▸ **WORK TO DO**
How many lines of the records below contain the word "this"? Answer with the number alone.

▸ **RECORDS**
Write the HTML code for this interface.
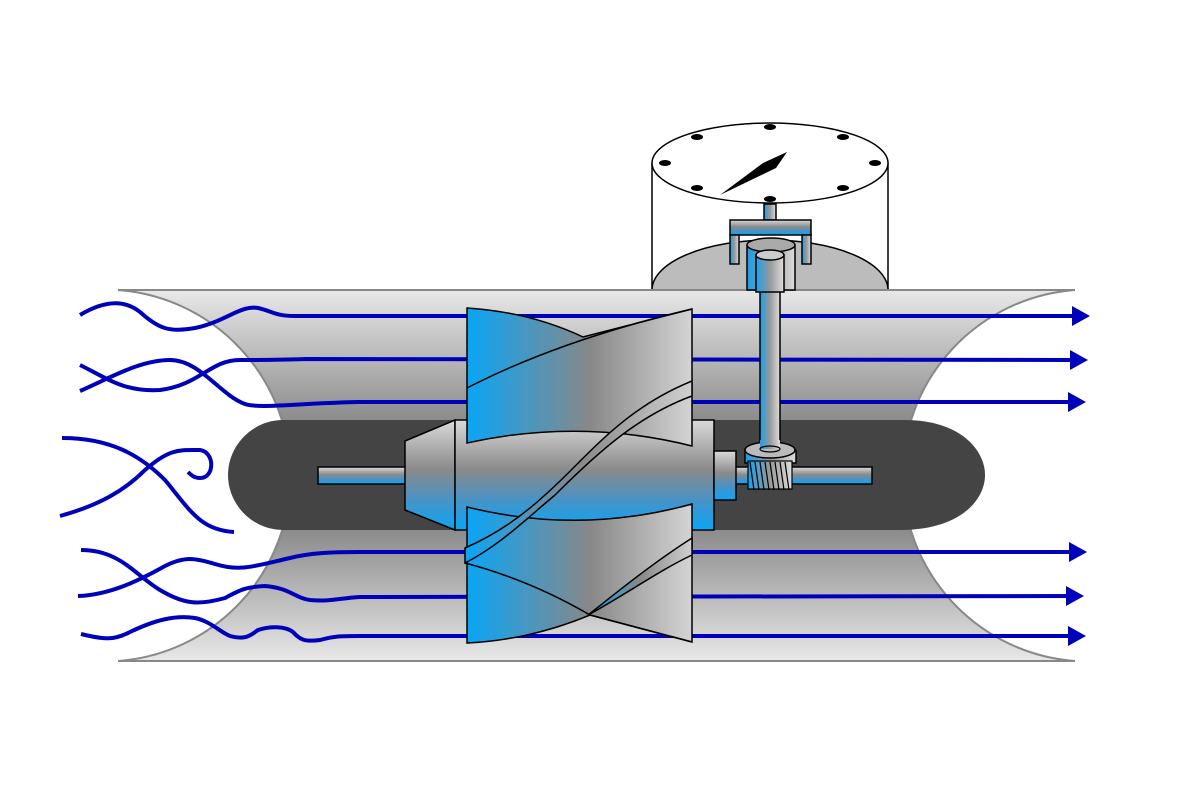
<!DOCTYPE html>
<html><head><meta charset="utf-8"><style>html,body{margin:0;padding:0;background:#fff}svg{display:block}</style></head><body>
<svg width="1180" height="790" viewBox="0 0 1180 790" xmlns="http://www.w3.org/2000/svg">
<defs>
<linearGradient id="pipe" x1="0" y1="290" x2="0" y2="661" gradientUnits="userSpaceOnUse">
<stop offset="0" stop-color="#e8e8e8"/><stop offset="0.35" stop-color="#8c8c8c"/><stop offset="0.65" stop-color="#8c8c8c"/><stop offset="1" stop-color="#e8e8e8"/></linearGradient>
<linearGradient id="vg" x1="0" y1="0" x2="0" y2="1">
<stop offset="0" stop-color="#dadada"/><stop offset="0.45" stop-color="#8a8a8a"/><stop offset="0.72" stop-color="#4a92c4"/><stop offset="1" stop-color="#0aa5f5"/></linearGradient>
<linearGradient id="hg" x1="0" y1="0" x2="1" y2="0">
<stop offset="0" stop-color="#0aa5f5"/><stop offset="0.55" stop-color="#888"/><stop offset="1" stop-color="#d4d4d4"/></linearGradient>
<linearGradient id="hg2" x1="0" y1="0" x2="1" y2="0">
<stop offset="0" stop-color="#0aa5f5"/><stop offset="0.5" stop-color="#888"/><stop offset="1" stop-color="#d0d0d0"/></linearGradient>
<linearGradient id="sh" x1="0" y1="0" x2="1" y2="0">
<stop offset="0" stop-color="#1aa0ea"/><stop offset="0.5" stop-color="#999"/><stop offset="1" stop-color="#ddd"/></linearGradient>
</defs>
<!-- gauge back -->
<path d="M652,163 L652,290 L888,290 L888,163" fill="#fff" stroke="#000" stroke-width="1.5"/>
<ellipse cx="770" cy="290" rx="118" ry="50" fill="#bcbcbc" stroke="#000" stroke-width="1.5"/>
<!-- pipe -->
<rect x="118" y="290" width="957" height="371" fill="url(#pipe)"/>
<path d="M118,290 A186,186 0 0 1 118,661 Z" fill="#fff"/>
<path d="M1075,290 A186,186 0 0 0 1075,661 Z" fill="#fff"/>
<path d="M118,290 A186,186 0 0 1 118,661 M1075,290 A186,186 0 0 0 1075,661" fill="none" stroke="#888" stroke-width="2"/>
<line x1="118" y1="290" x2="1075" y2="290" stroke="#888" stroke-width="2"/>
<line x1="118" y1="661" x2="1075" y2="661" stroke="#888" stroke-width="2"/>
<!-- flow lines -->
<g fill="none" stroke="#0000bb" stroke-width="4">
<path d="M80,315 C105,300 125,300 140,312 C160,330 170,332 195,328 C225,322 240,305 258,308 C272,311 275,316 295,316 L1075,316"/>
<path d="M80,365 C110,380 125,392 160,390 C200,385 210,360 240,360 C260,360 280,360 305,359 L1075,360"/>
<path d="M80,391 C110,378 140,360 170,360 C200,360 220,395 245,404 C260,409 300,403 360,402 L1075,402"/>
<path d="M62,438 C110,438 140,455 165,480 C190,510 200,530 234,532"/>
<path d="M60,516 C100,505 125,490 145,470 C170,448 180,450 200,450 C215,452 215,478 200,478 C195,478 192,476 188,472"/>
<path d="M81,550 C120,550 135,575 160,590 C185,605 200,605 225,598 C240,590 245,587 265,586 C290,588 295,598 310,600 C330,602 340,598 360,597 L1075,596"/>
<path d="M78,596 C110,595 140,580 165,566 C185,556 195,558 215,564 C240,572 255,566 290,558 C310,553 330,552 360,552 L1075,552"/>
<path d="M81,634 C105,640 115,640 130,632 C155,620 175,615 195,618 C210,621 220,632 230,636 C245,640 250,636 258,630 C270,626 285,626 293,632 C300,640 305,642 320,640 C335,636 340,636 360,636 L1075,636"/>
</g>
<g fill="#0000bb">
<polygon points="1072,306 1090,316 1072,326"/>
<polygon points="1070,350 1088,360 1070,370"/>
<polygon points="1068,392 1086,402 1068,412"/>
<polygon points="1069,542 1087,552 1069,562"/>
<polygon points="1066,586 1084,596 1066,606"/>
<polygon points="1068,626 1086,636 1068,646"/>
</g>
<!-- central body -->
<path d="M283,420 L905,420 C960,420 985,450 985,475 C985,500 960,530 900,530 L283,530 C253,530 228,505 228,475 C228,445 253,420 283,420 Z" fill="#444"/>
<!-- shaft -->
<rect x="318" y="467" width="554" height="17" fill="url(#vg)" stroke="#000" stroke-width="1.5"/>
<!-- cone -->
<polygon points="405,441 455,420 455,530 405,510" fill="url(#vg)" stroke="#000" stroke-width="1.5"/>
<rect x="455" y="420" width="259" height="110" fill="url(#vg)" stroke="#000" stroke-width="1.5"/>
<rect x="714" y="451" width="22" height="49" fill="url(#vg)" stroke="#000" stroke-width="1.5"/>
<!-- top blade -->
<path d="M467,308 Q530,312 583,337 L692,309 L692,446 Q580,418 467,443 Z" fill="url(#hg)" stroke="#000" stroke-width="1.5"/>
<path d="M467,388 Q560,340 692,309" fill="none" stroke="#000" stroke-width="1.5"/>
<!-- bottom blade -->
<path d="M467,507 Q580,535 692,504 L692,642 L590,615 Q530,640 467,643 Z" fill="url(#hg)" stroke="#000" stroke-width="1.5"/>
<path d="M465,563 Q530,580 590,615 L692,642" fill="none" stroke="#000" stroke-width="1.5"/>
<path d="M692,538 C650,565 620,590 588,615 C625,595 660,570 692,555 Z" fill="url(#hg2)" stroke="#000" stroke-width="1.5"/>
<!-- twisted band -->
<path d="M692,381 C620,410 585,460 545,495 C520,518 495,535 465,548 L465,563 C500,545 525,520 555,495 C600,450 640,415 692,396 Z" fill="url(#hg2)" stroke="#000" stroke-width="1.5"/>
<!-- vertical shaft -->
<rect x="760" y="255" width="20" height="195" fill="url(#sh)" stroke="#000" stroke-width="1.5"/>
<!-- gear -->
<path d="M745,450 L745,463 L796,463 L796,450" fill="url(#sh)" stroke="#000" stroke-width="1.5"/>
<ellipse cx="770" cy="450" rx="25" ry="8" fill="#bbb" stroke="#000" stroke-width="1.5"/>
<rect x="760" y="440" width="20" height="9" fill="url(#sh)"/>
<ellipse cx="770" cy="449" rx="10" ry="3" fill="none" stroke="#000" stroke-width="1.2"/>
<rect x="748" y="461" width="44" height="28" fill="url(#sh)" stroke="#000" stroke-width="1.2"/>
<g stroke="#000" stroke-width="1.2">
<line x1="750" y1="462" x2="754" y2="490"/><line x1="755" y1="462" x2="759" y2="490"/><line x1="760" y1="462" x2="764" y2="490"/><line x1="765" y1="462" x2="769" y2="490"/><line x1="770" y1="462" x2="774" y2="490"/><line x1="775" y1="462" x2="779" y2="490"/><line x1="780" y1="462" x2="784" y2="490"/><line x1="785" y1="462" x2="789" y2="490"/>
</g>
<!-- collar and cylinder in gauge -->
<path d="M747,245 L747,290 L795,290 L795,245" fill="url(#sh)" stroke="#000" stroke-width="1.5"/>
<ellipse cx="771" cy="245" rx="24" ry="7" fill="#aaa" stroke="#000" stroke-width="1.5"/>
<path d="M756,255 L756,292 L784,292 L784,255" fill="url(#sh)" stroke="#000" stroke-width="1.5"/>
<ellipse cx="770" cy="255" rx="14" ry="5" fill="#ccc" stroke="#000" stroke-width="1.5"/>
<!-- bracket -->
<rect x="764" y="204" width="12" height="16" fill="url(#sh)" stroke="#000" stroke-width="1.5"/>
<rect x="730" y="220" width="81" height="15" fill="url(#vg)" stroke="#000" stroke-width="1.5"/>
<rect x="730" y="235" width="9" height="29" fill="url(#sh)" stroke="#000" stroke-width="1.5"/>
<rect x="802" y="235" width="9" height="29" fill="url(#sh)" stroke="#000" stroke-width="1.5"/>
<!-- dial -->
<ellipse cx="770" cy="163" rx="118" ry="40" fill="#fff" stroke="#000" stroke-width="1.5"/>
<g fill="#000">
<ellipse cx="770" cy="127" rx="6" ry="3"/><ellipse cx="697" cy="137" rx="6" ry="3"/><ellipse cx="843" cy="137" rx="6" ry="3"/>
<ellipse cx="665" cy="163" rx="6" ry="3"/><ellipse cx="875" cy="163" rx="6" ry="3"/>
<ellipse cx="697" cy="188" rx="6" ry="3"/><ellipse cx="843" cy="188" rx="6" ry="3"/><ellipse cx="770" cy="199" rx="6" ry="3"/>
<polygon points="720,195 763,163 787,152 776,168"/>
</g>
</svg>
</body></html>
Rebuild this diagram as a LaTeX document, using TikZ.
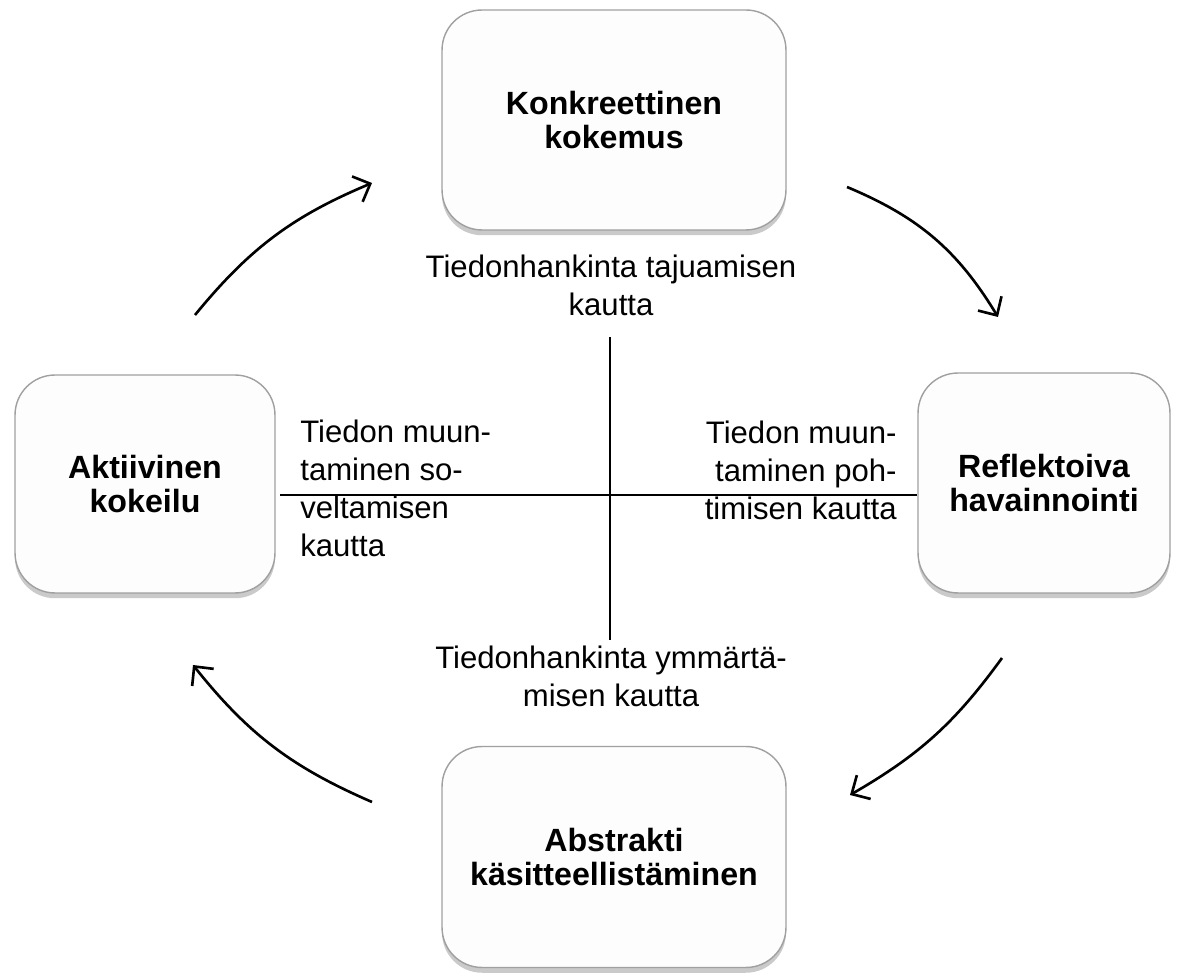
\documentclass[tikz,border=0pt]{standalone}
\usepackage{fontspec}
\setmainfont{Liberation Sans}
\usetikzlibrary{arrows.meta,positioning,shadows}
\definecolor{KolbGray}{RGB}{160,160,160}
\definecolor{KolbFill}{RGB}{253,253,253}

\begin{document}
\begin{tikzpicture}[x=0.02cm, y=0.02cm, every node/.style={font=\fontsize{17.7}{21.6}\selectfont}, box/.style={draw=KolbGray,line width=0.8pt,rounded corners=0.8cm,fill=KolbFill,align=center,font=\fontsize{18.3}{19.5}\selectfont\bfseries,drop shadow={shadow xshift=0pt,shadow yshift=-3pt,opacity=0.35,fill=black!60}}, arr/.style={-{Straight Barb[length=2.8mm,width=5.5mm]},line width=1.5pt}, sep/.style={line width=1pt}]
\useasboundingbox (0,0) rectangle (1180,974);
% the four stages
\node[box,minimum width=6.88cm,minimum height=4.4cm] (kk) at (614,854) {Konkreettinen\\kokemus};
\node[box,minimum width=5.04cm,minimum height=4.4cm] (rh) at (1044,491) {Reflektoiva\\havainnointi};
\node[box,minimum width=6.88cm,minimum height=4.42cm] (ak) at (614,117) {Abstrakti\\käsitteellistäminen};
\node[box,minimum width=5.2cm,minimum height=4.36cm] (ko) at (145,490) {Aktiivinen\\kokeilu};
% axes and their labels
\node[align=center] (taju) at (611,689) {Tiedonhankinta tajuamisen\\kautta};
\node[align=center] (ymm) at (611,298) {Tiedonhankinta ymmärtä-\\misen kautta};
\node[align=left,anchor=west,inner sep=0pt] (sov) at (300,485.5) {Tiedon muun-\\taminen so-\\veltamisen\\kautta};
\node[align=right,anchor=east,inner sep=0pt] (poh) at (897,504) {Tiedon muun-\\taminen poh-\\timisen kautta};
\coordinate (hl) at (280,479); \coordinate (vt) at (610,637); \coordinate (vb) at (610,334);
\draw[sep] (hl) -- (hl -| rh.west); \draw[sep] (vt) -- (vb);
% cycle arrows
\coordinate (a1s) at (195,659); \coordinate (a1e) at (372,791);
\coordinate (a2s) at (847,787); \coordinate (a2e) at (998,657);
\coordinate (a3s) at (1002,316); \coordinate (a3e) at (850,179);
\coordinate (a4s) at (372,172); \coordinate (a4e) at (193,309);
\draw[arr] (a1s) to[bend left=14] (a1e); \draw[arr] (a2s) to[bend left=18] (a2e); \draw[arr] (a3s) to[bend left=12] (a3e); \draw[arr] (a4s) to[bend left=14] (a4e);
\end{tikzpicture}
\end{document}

▸ **WRITTEN ANSWER**
2